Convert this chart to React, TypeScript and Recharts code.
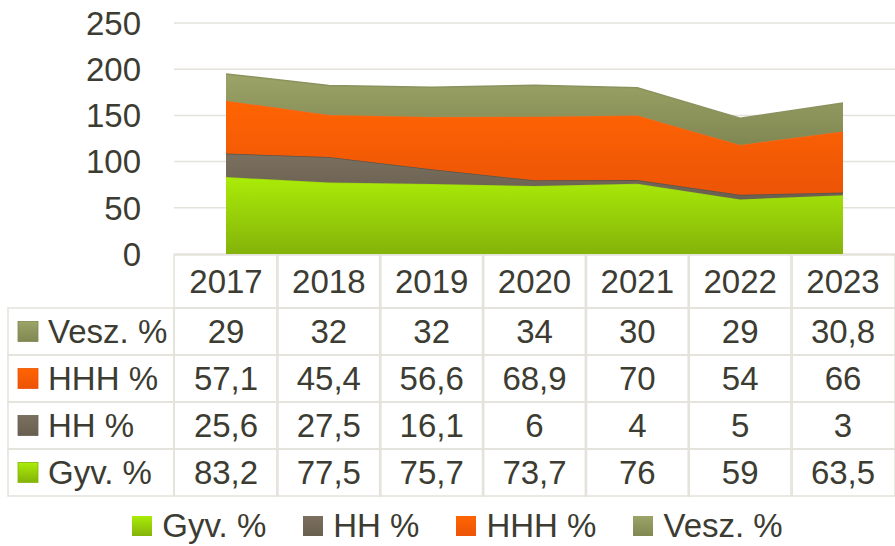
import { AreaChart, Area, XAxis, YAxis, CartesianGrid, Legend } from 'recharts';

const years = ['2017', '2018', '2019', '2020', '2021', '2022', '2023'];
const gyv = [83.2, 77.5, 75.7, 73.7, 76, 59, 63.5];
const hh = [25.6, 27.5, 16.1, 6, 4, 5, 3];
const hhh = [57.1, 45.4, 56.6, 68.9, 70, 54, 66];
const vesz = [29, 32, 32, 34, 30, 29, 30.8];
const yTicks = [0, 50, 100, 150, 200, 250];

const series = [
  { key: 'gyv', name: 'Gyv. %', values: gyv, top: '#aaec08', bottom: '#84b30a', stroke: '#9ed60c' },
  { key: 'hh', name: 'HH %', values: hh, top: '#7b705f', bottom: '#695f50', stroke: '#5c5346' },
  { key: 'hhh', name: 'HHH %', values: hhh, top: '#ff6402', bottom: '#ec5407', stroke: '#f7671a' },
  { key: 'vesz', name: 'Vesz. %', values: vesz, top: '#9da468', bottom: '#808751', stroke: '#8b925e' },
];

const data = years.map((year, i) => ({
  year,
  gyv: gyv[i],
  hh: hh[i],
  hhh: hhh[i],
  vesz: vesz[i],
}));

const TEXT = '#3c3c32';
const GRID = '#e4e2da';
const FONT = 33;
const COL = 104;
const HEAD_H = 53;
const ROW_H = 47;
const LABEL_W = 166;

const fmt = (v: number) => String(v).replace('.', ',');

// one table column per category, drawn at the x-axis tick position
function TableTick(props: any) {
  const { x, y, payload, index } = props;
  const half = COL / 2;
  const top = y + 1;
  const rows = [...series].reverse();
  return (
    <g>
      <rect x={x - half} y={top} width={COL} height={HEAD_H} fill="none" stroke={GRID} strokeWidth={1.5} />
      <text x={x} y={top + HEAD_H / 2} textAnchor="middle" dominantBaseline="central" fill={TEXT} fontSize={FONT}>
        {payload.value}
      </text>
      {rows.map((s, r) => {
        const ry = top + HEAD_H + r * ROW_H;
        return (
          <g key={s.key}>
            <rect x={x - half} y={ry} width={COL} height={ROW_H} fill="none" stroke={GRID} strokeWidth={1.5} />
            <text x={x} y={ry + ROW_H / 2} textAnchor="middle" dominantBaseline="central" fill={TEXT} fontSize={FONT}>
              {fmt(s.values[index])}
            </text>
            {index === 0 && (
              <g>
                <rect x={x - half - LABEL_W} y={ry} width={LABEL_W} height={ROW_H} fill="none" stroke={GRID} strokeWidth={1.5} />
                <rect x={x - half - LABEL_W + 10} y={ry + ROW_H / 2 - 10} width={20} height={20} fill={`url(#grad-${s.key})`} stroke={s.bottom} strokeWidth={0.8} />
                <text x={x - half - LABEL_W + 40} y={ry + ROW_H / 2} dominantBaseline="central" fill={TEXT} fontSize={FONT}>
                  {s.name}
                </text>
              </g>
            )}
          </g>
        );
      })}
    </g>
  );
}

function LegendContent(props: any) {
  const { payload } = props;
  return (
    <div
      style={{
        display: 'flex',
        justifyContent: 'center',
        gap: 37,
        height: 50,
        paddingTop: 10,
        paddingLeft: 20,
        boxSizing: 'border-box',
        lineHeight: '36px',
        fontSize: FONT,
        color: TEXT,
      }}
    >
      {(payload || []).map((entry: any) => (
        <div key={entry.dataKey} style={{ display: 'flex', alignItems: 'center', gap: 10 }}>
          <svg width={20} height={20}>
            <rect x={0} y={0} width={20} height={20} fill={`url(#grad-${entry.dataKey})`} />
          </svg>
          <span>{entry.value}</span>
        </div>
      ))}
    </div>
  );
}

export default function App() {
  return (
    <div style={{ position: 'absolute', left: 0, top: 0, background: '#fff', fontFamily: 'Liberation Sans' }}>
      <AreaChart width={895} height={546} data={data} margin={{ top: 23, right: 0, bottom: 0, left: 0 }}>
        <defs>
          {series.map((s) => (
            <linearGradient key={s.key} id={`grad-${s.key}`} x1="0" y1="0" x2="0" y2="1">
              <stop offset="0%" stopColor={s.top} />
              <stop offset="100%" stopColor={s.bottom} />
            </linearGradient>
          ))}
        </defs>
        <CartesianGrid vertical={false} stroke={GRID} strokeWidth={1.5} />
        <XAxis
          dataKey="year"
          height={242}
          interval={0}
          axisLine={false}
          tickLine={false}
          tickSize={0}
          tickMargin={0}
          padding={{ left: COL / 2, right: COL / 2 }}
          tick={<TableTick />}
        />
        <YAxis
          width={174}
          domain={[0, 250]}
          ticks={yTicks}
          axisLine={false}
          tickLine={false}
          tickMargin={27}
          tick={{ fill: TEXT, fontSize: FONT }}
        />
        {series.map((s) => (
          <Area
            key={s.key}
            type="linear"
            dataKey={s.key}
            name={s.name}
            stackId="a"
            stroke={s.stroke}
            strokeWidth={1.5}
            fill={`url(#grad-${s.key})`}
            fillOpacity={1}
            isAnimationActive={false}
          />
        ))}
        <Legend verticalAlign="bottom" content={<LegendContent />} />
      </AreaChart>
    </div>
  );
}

Problem to solve>
Every line should be retyped exactly, with the pictures omitted.

Solution to this problem>
Convert this chart to React, TypeScript and Recharts code.
import { AreaChart, Area, XAxis, YAxis, CartesianGrid, Legend } from 'recharts';

const years = ['2017', '2018', '2019', '2020', '2021', '2022', '2023'];
const gyv = [83.2, 77.5, 75.7, 73.7, 76, 59, 63.5];
const hh = [25.6, 27.5, 16.1, 6, 4, 5, 3];
const hhh = [57.1, 45.4, 56.6, 68.9, 70, 54, 66];
const vesz = [29, 32, 32, 34, 30, 29, 30.8];
const yTicks = [0, 50, 100, 150, 200, 250];

const series = [
  { key: 'gyv', name: 'Gyv. %', values: gyv, top: '#aaec08', bottom: '#84b30a', stroke: '#9ed60c' },
  { key: 'hh', name: 'HH %', values: hh, top: '#7b705f', bottom: '#695f50', stroke: '#5c5346' },
  { key: 'hhh', name: 'HHH %', values: hhh, top: '#ff6402', bottom: '#ec5407', stroke: '#f7671a' },
  { key: 'vesz', name: 'Vesz. %', values: vesz, top: '#9da468', bottom: '#808751', stroke: '#8b925e' },
];

const data = years.map((year, i) => ({
  year,
  gyv: gyv[i],
  hh: hh[i],
  hhh: hhh[i],
  vesz: vesz[i],
}));

const TEXT = '#3c3c32';
const GRID = '#e4e2da';
const FONT = 33;
const COL = 104;
const HEAD_H = 53;
const ROW_H = 47;
const LABEL_W = 166;

const fmt = (v: number) => String(v).replace('.', ',');

// one table column per category, drawn at the x-axis tick position
function TableTick(props: any) {
  const { x, y, payload, index } = props;
  const half = COL / 2;
  const top = y + 1;
  const rows = [...series].reverse();
  return (
    <g>
      <rect x={x - half} y={top} width={COL} height={HEAD_H} fill="none" stroke={GRID} strokeWidth={1.5} />
      <text x={x} y={top + HEAD_H / 2} textAnchor="middle" dominantBaseline="central" fill={TEXT} fontSize={FONT}>
        {payload.value}
      </text>
      {rows.map((s, r) => {
        const ry = top + HEAD_H + r * ROW_H;
        return (
          <g key={s.key}>
            <rect x={x - half} y={ry} width={COL} height={ROW_H} fill="none" stroke={GRID} strokeWidth={1.5} />
            <text x={x} y={ry + ROW_H / 2} textAnchor="middle" dominantBaseline="central" fill={TEXT} fontSize={FONT}>
              {fmt(s.values[index])}
            </text>
            {index === 0 && (
              <g>
                <rect x={x - half - LABEL_W} y={ry} width={LABEL_W} height={ROW_H} fill="none" stroke={GRID} strokeWidth={1.5} />
                <rect x={x - half - LABEL_W + 10} y={ry + ROW_H / 2 - 10} width={20} height={20} fill={`url(#grad-${s.key})`} stroke={s.bottom} strokeWidth={0.8} />
                <text x={x - half - LABEL_W + 40} y={ry + ROW_H / 2} dominantBaseline="central" fill={TEXT} fontSize={FONT}>
                  {s.name}
                </text>
              </g>
            )}
          </g>
        );
      })}
    </g>
  );
}

function LegendContent(props: any) {
  const { payload } = props;
  return (
    <div
      style={{
        display: 'flex',
        justifyContent: 'center',
        gap: 37,
        height: 50,
        paddingTop: 10,
        paddingLeft: 20,
        boxSizing: 'border-box',
        lineHeight: '36px',
        fontSize: FONT,
        color: TEXT,
      }}
    >
      {(payload || []).map((entry: any) => (
        <div key={entry.dataKey} style={{ display: 'flex', alignItems: 'center', gap: 10 }}>
          <svg width={20} height={20}>
            <rect x={0} y={0} width={20} height={20} fill={`url(#grad-${entry.dataKey})`} />
          </svg>
          <span>{entry.value}</span>
        </div>
      ))}
    </div>
  );
}

export default function App() {
  return (
    <div style={{ position: 'absolute', left: 0, top: 0, background: '#fff', fontFamily: 'Liberation Sans' }}>
      <AreaChart width={895} height={546} data={data} margin={{ top: 23, right: 0, bottom: 0, left: 0 }}>
        <defs>
          {series.map((s) => (
            <linearGradient key={s.key} id={`grad-${s.key}`} x1="0" y1="0" x2="0" y2="1">
              <stop offset="0%" stopColor={s.top} />
              <stop offset="100%" stopColor={s.bottom} />
            </linearGradient>
          ))}
        </defs>
        <CartesianGrid vertical={false} stroke={GRID} strokeWidth={1.5} />
        <XAxis
          dataKey="year"
          height={242}
          interval={0}
          axisLine={false}
          tickLine={false}
          tickSize={0}
          tickMargin={0}
          padding={{ left: COL / 2, right: COL / 2 }}
          tick={<TableTick />}
        />
        <YAxis
          width={174}
          domain={[0, 250]}
          ticks={yTicks}
          axisLine={false}
          tickLine={false}
          tickMargin={27}
          tick={{ fill: TEXT, fontSize: FONT }}
        />
        {series.map((s) => (
          <Area
            key={s.key}
            type="linear"
            dataKey={s.key}
            name={s.name}
            stackId="a"
            stroke={s.stroke}
            strokeWidth={1.5}
            fill={`url(#grad-${s.key})`}
            fillOpacity={1}
            isAnimationActive={false}
          />
        ))}
        <Legend verticalAlign="bottom" content={<LegendContent />} />
      </AreaChart>
    </div>
  );
}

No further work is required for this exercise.